To be done:
Repeat every line of the material, character for character.

══════════════════════════════

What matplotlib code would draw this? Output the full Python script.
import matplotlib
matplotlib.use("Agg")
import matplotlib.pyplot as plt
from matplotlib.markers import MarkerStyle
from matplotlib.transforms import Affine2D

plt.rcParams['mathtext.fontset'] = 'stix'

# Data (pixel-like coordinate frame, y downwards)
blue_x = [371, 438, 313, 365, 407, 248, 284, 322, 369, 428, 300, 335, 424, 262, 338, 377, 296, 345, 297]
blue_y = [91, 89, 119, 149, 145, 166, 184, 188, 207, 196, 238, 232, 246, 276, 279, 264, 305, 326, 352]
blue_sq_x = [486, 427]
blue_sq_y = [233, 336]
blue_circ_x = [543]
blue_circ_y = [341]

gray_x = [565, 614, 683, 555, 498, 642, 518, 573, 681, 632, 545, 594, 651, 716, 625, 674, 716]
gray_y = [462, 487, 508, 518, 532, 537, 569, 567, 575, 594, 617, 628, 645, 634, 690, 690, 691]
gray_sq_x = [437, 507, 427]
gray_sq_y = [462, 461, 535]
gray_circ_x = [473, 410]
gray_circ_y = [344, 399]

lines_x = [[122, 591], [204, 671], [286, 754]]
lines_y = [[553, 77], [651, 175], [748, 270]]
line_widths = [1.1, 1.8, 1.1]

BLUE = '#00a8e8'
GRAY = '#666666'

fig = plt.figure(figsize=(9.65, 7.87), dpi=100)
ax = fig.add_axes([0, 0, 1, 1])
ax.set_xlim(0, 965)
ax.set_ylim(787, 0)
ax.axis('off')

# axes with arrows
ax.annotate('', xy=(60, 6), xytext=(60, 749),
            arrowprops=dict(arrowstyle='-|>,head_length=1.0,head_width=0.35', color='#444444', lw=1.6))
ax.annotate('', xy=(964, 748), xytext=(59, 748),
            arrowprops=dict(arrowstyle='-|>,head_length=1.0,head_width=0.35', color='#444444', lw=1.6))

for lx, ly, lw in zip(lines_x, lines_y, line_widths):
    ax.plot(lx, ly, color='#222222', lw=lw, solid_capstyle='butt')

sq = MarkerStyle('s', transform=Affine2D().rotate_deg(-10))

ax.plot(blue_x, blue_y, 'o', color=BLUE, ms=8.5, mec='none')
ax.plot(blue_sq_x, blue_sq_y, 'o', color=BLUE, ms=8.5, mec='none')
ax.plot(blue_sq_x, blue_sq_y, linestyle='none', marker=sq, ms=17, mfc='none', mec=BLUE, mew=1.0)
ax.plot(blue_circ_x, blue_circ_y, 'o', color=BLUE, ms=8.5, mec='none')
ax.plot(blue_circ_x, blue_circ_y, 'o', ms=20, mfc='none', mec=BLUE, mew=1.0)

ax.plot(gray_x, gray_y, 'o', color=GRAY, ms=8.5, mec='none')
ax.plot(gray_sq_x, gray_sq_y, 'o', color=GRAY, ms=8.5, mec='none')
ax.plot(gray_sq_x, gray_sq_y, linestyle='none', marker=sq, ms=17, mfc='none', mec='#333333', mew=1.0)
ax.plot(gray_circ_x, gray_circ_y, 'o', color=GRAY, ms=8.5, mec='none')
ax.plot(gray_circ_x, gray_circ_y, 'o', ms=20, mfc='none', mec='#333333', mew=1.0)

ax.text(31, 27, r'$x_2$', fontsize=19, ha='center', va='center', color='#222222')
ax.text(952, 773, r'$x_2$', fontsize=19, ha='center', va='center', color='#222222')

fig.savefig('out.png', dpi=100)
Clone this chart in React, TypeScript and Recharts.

══════════════════════════════

Full solution:
What matplotlib code would draw this? Output the full Python script.
import matplotlib
matplotlib.use("Agg")
import matplotlib.pyplot as plt
from matplotlib.markers import MarkerStyle
from matplotlib.transforms import Affine2D

plt.rcParams['mathtext.fontset'] = 'stix'

# Data (pixel-like coordinate frame, y downwards)
blue_x = [371, 438, 313, 365, 407, 248, 284, 322, 369, 428, 300, 335, 424, 262, 338, 377, 296, 345, 297]
blue_y = [91, 89, 119, 149, 145, 166, 184, 188, 207, 196, 238, 232, 246, 276, 279, 264, 305, 326, 352]
blue_sq_x = [486, 427]
blue_sq_y = [233, 336]
blue_circ_x = [543]
blue_circ_y = [341]

gray_x = [565, 614, 683, 555, 498, 642, 518, 573, 681, 632, 545, 594, 651, 716, 625, 674, 716]
gray_y = [462, 487, 508, 518, 532, 537, 569, 567, 575, 594, 617, 628, 645, 634, 690, 690, 691]
gray_sq_x = [437, 507, 427]
gray_sq_y = [462, 461, 535]
gray_circ_x = [473, 410]
gray_circ_y = [344, 399]

lines_x = [[122, 591], [204, 671], [286, 754]]
lines_y = [[553, 77], [651, 175], [748, 270]]
line_widths = [1.1, 1.8, 1.1]

BLUE = '#00a8e8'
GRAY = '#666666'

fig = plt.figure(figsize=(9.65, 7.87), dpi=100)
ax = fig.add_axes([0, 0, 1, 1])
ax.set_xlim(0, 965)
ax.set_ylim(787, 0)
ax.axis('off')

# axes with arrows
ax.annotate('', xy=(60, 6), xytext=(60, 749),
            arrowprops=dict(arrowstyle='-|>,head_length=1.0,head_width=0.35', color='#444444', lw=1.6))
ax.annotate('', xy=(964, 748), xytext=(59, 748),
            arrowprops=dict(arrowstyle='-|>,head_length=1.0,head_width=0.35', color='#444444', lw=1.6))

for lx, ly, lw in zip(lines_x, lines_y, line_widths):
    ax.plot(lx, ly, color='#222222', lw=lw, solid_capstyle='butt')

sq = MarkerStyle('s', transform=Affine2D().rotate_deg(-10))

ax.plot(blue_x, blue_y, 'o', color=BLUE, ms=8.5, mec='none')
ax.plot(blue_sq_x, blue_sq_y, 'o', color=BLUE, ms=8.5, mec='none')
ax.plot(blue_sq_x, blue_sq_y, linestyle='none', marker=sq, ms=17, mfc='none', mec=BLUE, mew=1.0)
ax.plot(blue_circ_x, blue_circ_y, 'o', color=BLUE, ms=8.5, mec='none')
ax.plot(blue_circ_x, blue_circ_y, 'o', ms=20, mfc='none', mec=BLUE, mew=1.0)

ax.plot(gray_x, gray_y, 'o', color=GRAY, ms=8.5, mec='none')
ax.plot(gray_sq_x, gray_sq_y, 'o', color=GRAY, ms=8.5, mec='none')
ax.plot(gray_sq_x, gray_sq_y, linestyle='none', marker=sq, ms=17, mfc='none', mec='#333333', mew=1.0)
ax.plot(gray_circ_x, gray_circ_y, 'o', color=GRAY, ms=8.5, mec='none')
ax.plot(gray_circ_x, gray_circ_y, 'o', ms=20, mfc='none', mec='#333333', mew=1.0)

ax.text(31, 27, r'$x_2$', fontsize=19, ha='center', va='center', color='#222222')
ax.text(952, 773, r'$x_2$', fontsize=19, ha='center', va='center', color='#222222')

fig.savefig('out.png', dpi=100)
Clone this chart in React, TypeScript and Recharts.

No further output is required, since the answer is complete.